There is an old expression that you can take someone or something "warts and all." Apparently that's no longer the case. Brian Matusz, the promising pitcher for the Baltimore Orioles, has become the second player (that we know of) that is missing time this spring due to a wart. A while back, Michael Cuddyer of the Twins was said to miss at least two weeks of Spring Training because he had to have a wart removed from his foot. The Fan isn't making light of the problem. It's just odd, isn't it?
Every year we seem to have a fashionable injury. A couple of years ago there was the hip injury that afflicted Alex Rodriguez, Chase Utley and Mike Lowell. Last year and heading into this year, we've seen a rash of calf strains. While some of these new maladies become fashionable, others remain fairly consistent and others seem to fall by the wayside.
Thankfully, concussion syndrome is in the news more than every before. Certainly, we aren't thankful that concussion are occurring, only in that they are being reported and treated. In the past, the only time we even heard about concussions in baseball was when a player got seriously beaned. But baseball is getting smarter that this is a dangerous injury and needs to be treated as such.
Another injury that is much more heard about than in the past is the torn meniscus in the knee. Perhaps in the past all knee injuries were lumped together. Now we separate them into torn ACL's and torn meniscus. We started hearing about the ACL tears, which are much more serious than meniscus tears, which are more painful than debilitating. C. C. Sabathia is just one who had an off season operation for such an injury. Juan Castro was just diagnosed with a torn meniscus and will miss a chunk of time now.
Before the year 2000, this writer never heard of a any player getting a calf strain. Perhaps the Fan just wasn't listening. Now we hear them a lot. Adrian Beltre has a calf strain. The hip problem only came up once a decade or so before the trio mentioned earlier in this post. Albert Belle was one. Bo Jackson was another. But can you think of any other player sidelined with a hip problem before those two? The Fan can't.
Of course the Tommy John surgery is in vogue more than ever. The percentage of pitchers that have had the operation must be getting near 10 percent or higher. It's gotten to the point where you feel better about a pitcher who has had the operation than those that haven't. We picture it almost as bionics. While the elbow problem can now be fixed, we don't hear about shoulder bursitis as much as we used to. Shoulder injuries don't seem as previlent as the elbow injury. The most likely reason for that is that in the past, an elbow blowout meant you were done where a shoulder problem at least gave you a fighting chance.
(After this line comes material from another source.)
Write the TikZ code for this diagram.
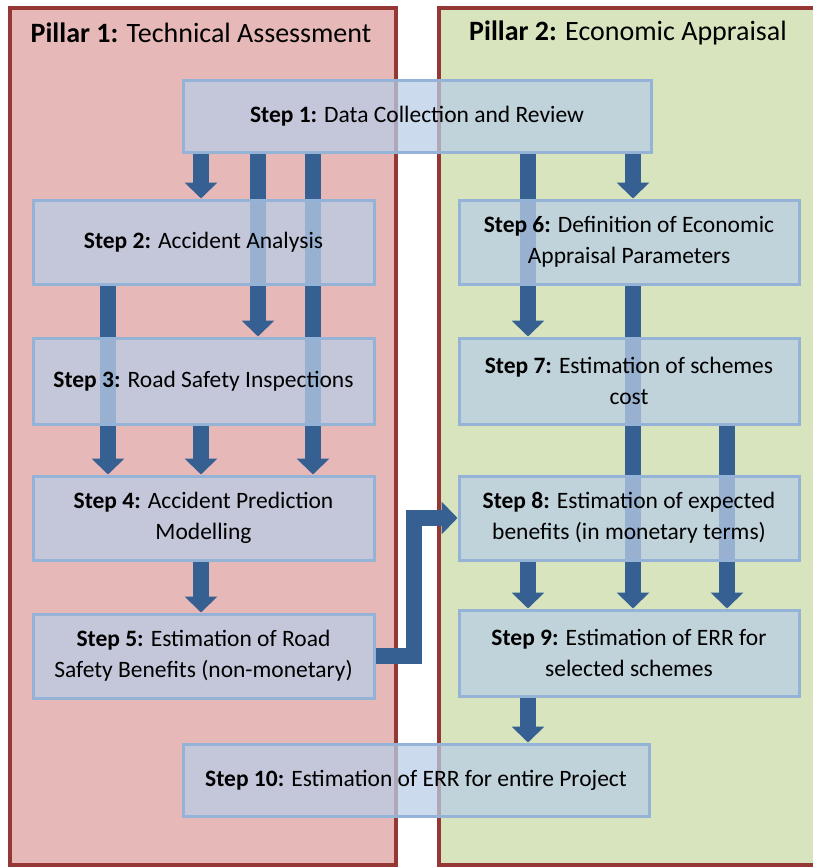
\documentclass[tikz,border=0pt]{standalone}
\usepackage{fontspec}
\setmainfont{Carlito}
\usetikzlibrary{positioning,arrows.meta}
\definecolor{pillarred}{HTML}{E6B9B8}
\definecolor{pillargreen}{HTML}{D7E4BD}
\definecolor{pillarline}{HTML}{953735}
\definecolor{stepfill}{HTML}{B9CDE5}
\definecolor{stepline}{HTML}{95B3D7}
\definecolor{flowblue}{HTML}{366092}
\pgfdeclarelayer{back}
\pgfdeclarelayer{flows}
\pgfsetlayers{back,flows,main}

\begin{document}
\begin{tikzpicture}[x=1pt, y=-1pt,
        pillar/.style={draw=pillarline, line width=4pt, inner sep=0pt},
        title/.style={font=\fontsize{28}{32}\selectfont},
        stepbox/.style={draw=stepline, line width=3pt, fill=stepfill, fill opacity=0.75, text opacity=1, align=center, inner sep=0pt, minimum width=341pt, minimum height=84pt, font=\fontsize{23.5}{31}\selectfont},
        flow/.style={-{Triangle[length=16pt,width=32pt]}, line width=16pt, draw=flowblue, line join=miter}
    ]
        \useasboundingbox (0,0) rectangle (812,867);
        \begin{pgfonlayer}{back}
        \node[pillar, fill=pillarred, minimum width=386pt, minimum height=857pt] (tech) at (203,436.5) {};
        \node[pillar, fill=pillargreen, minimum width=380pt, minimum height=857pt] (econ) at (629,436.5) {};
        \node[title] (ttl1) at (201,33) {\textbf{Pillar 1:} Technical Assessment};
        \node[title] (ttl2) at (628,33) {\textbf{Pillar 2:} Economic Appraisal};
        \end{pgfonlayer}

        \coordinate (cd) at (108,0);
        \coordinate (ca) at (201,0);
        \coordinate (cb) at (258,0);
        \coordinate (cc) at (313,0);
        \coordinate (ce) at (528,0);
        \coordinate (cf) at (633,0);
        \coordinate (cg) at (727,0);
        \coordinate (elbow) at (414,0);

        \node[stepbox, minimum width=468pt, minimum height=72pt] (data) at (417,116) {\textbf{Step 1:} Data Collection and Review};
        \node[stepbox] (accid) at (203.5,242) {\textbf{Step 2:} Accident Analysis};
        \node[stepbox, minimum height=86pt] (rsi) at (203.5,381) {\textbf{Step 3:} Road Safety Inspections};
        \node[stepbox] (apm) at (203.5,518) {\textbf{Step 4:} Accident Prediction\\Modelling};
        \node[stepbox] (rsb) at (203.5,656) {\textbf{Step 5:} Estimation of Road\\Safety Benefits (non-monetary)};
        \node[stepbox, minimum width=340pt] (param) at (629,242) {\textbf{Step 6:} Definition of Economic\\Appraisal Parameters};
        \node[stepbox, minimum width=340pt, minimum height=86pt] (cost) at (629,381) {\textbf{Step 7:} Estimation of schemes\\cost};
        \node[stepbox, minimum width=340pt] (benef) at (629,518) {\textbf{Step 8:} Estimation of expected\\benefits (in monetary terms)};
        \node[stepbox, minimum width=340pt, minimum height=86pt] (errsel) at (629,653) {\textbf{Step 9:} Estimation of ERR for\\selected schemes};
        \node[stepbox, minimum width=466pt, minimum height=72pt] (errall) at (416,780) {\textbf{Step 10:} Estimation of ERR for entire Project};

        \begin{pgfonlayer}{flows}
        \draw[flow] (data.south -| ca) -- (accid.north -| ca);
        \draw[flow] (data.south -| cb) -- (rsi.north -| cb);
        \draw[flow] (data.south -| cc) -- (apm.north -| cc);
        \draw[flow] (data.south -| ce) -- (cost.north -| ce);
        \draw[flow] (data.south -| cf) -- (param.north -| cf);
        \draw[flow] (accid.south -| cd) -- (apm.north -| cd);
        \draw[flow] (rsi.south -| ca) -- (apm.north -| ca);
        \draw[flow] (apm.south -| ca) -- (rsb.north -| ca);
        \draw[flow] (rsb.east) -- (rsb.east -| elbow) |- (benef.west);
        \draw[flow] (param.south -| cf) -- (errsel.north -| cf);
        \draw[flow] (cost.south -| cg) -- (errsel.north -| cg);
        \draw[flow] (benef.south -| ce) -- (errsel.north -| ce);
        \draw[flow] (errsel.south -| ce) -- (errall.north -| ce);
        \end{pgfonlayer}
    \end{tikzpicture}
\end{document}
Shoulder conditioning is probably much more sophisticated than it used to be. Actually, shoulder tendinitis is much more heard than rotator cuffs and bursitis. Those latter two were heard much more often in the past.
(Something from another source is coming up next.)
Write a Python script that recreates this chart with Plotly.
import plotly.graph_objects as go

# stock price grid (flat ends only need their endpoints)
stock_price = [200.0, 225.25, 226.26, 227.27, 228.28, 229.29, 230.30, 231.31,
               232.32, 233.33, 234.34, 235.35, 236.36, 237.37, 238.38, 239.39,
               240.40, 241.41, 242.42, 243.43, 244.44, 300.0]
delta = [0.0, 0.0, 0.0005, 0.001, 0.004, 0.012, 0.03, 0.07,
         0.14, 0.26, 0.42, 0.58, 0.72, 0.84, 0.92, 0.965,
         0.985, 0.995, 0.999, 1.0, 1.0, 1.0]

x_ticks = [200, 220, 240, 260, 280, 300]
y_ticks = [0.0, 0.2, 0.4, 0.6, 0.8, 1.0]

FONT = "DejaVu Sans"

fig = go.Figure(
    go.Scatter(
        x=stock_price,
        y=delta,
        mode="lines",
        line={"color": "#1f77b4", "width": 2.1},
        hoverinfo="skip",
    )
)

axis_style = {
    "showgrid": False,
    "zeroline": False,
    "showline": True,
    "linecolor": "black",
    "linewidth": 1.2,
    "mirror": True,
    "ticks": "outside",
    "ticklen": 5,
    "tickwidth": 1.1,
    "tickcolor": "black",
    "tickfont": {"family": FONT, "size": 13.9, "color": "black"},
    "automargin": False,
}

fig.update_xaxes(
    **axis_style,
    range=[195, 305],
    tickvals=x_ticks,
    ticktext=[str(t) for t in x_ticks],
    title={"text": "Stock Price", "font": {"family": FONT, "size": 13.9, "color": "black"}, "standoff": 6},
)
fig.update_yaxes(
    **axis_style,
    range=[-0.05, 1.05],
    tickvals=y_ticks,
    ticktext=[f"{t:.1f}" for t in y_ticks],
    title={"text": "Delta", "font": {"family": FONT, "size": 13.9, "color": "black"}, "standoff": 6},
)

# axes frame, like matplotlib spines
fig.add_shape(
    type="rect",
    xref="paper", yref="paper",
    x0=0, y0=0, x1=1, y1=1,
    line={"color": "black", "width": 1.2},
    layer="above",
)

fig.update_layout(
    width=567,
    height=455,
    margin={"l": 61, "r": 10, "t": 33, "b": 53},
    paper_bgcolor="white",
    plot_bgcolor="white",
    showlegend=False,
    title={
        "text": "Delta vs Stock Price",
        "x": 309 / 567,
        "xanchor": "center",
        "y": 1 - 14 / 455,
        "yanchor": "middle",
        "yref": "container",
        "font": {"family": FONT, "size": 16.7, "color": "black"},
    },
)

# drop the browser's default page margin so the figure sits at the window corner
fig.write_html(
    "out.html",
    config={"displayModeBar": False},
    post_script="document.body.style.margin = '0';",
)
Some of these new injury descriptions are a result of the glut of reporting in our instant media age. In the past, we may have just read that a certain player was hurting and would be out for a while. Now, there are instant reports and even the doctors have news conferences. Twitter gives instant updates on a player's condition and what the team has announced about the injury. But even today a guy like Francisco Cervelli can confound team doctors and have an injury that requires much more study. Or perhaps that's just a smokescreen to get Montero in the line up. Who knows. But we've never had injury reporting like it is now. It is comprehensive, instantaneous and is giving us all an education in anatomy. Yes, even down to the warts and all.